VIII - Stanley Bruce
There is a general trend in Australia politics that when the economy is doing well, the nation will tend to drift to the right and elect economically rightist governments; likewise when things turn sour, the country drifts left.
After the leader of the Country Party Earle Page had made it very clear that the party wanted Billy Hughes gone, Hughes resigned and Stanley Bruce took over as leader of the Nationalist Party and the coalition of 45/70.
At 39 years old, Bruce is still the second youngest Prime Minister to take office and it is that relative youth and spriteliness which propelled his government along.
Bruce had been sent as a delegate to the League of Nations in 1921 and argued for disarmament among nations and had in a small way, boosted Australia's image on the world stage.

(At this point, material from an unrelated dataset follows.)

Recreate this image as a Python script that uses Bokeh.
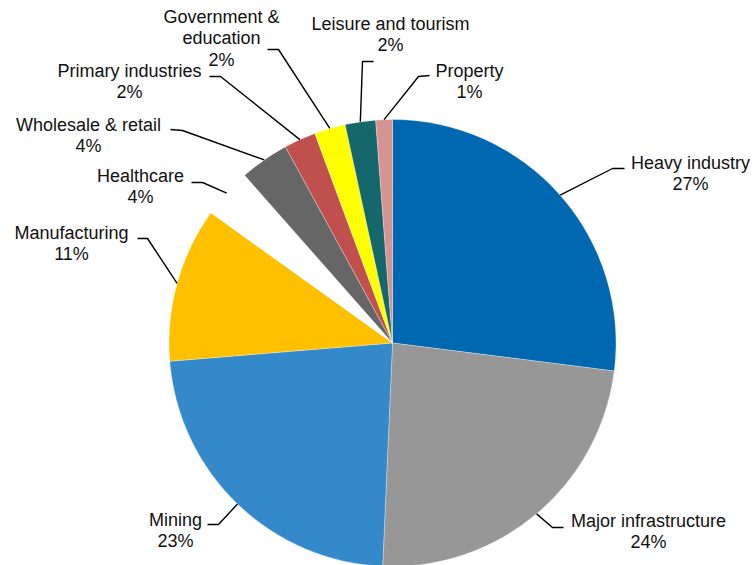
import math
from bokeh.plotting import figure
from bokeh.models import Range1d, ColumnDataSource
from bokeh.embed import file_html
from bokeh.resources import INLINE
from bokeh.core.properties import value

# ---- data ----
categories = ["Heavy industry", "Major infrastructure", "Mining", "Manufacturing",
              "Healthcare", "Wholesale & retail", "Primary industries",
              "Government &\neducation", "Leisure and tourism", "Property"]
shares = [27.0, 23.7, 23.0, 11.2, 3.6, 3.55, 2.3, 2.25, 2.2, 1.2]

# ---- style / layout ----
colors = ["#0067B1", "#979797", "#3389CA", "#FFC000", "#FFFFFF", "#666666",
          "#C0504D", "#FFFF00", "#15676B", "#D79392"]
W, H = 755, 565
CX, CY, R = 392, 342.5, 223.5          # pixel coords (y down)
label_pos = [(690, 162), (648, 520), (175, 519), (71, 232), (140, 175),
             (88, 124), (129, 70), (221, 16), (390, 23), (469, 70)]
leader_end = [(624, 168), (563, 527), (207, 524), (137, 238), (191, 182),
              (170, 129), (209, 76), (267, 49), (373, 61), (429, 75)]
elbow = [(612, 168), (552, 527), (218, 524), (147, 238), (202, 182),
         (182, 130), (220, 76), (278, 49), (362, 61), (418, 76)]
LINE_H = 21.5
FONT = "Liberation Sans"


def fy(py):
    return H - py


p = figure(width=W, height=H, output_backend="svg", toolbar_location=None,
           x_range=Range1d(0, W), y_range=Range1d(0, H),
           x_axis_location=None, y_axis_location=None, min_border=0)
p.outline_line_color = None
p.grid.visible = False
p.background_fill_color = "white"
p.border_fill_color = "white"

total = float(sum(shares))
starts, ends, mids = [], [], []
cum = 0.0
for s in shares:
    a0 = cum / total * 2 * math.pi
    cum += s
    a1 = cum / total * 2 * math.pi
    starts.append(math.pi / 2 - a1)
    ends.append(math.pi / 2 - a0)
    mids.append((a0 + a1) / 2)

src = ColumnDataSource(dict(start=starts, end=ends, color=colors))
p.wedge(x=CX, y=fy(CY), radius=R, start_angle="start", end_angle="end",
        fill_color="color", line_color="white", line_width=0.6, line_alpha=0.5,
        source=src)

# leader lines
xs, ys = [], []
for m, e, b in zip(mids, leader_end, elbow):
    sx = CX + R * math.sin(m)
    sy = CY - R * math.cos(m)
    xs.append([sx, b[0], e[0]])
    ys.append([fy(sy), fy(b[1]), fy(e[1])])
p.multi_line(xs=xs, ys=ys, line_color="black", line_width=1.4)

# labels
tx, ty, tt = [], [], []
for cat, s, (lx, ly) in zip(categories, shares, label_pos):
    pct = int(math.floor(s / total * 100 + 0.5))
    lines = cat.split("\n") + [f"{pct}%"]
    for i, ln in enumerate(lines):
        tx.append(lx)
        ty.append(fy(ly + i * LINE_H))
        tt.append(ln)
p.text(x=tx, y=ty, text=tt, text_font=value(FONT), text_font_size="18px",
       text_align="center", text_baseline="middle", text_color="#111111")

open("out.html", "w").write(file_html(p, INLINE))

He was ostensibly a business man first and foremost and as an importer, he butted heads with Billy Hughes on the issue of the Commonwealth Shipping Live by arguing that it should not be a nationalised industry. Bruce summed up his standpoint on the future of prosperity of the nation with the short slogan "Men, Money and Markets".
He said of himself that:
A plain soldier and business man. I am no politician, nor have I any desire to be one. In the course of my commercial career it has been my fate to have had much experience of politicians and their ways. What I have seen in the course of that experience has given me little respect either for the professional politician or his methods. I am desirous of seeing this country governed in the ways of clear common sense and good sound business principles, and I think that desire of mine is heartily share by the vast majority of the population.
Bruce thought that Australia needed modernising and asked the Tory government of Stanley Baldwin to make changed to trade arrangements in the British Empire.
At home, he wanted infrastructure and development schemes to be put into place and oversaw the The Main Roads Development Act (1923) as well as borrowings of £370m to build the roads and coordinate rail projects.
During Bruce's tenure as Prime Minister, parliament itself shifted from Melbourne to Canberra and the national capital began to take on the functions of administrative government.
Bruce faced problems though. As agriculture prices fell and workers groups such as unions began to make their voice heard and waterfront strikes occured in 1925. Despite this, the Nationalist/Country coalition actually firmed buy one seat to win 51/75 in the 1925 election.
The Commonwealth began to extert force over workers, by re-establishing a Commonwealth police force, passing the Commonwealth Conciliation and Arbitration Act (1928) and the Transport Workers Act (1928) which handed the Federal Government more powers in industrial relations. In consequence, riots broke out on the Melbourne waterfront and relations with the unions and government soured so badly that in the 1929 election, Bruce became the first Prime Minister to lose his own seat.
Bruce's Nationalist Party never really figured in Australian politics again. Two years later the party would cease to exist, when it with a group of Labor Party members who crossed sides, formed the United Australia Party their time would come later.
Bruce would again win a Federal seat but never again be Prime Minister. He would in time serve as High Commissioner to the United Kingdom and as Australia's member to the League of Nations, he would in time take up the positions of the UN's Food and Agriculture Organization and later the first Chancellor of the ANU.
He strikes me as a little strange and also a victim of a confused political landscape. Bruce's government was conservative that accumulated massive debts for infrastructure which is broadly speaking leftist and yet still wasn't able to appease leftist forces; his later career is also in that track.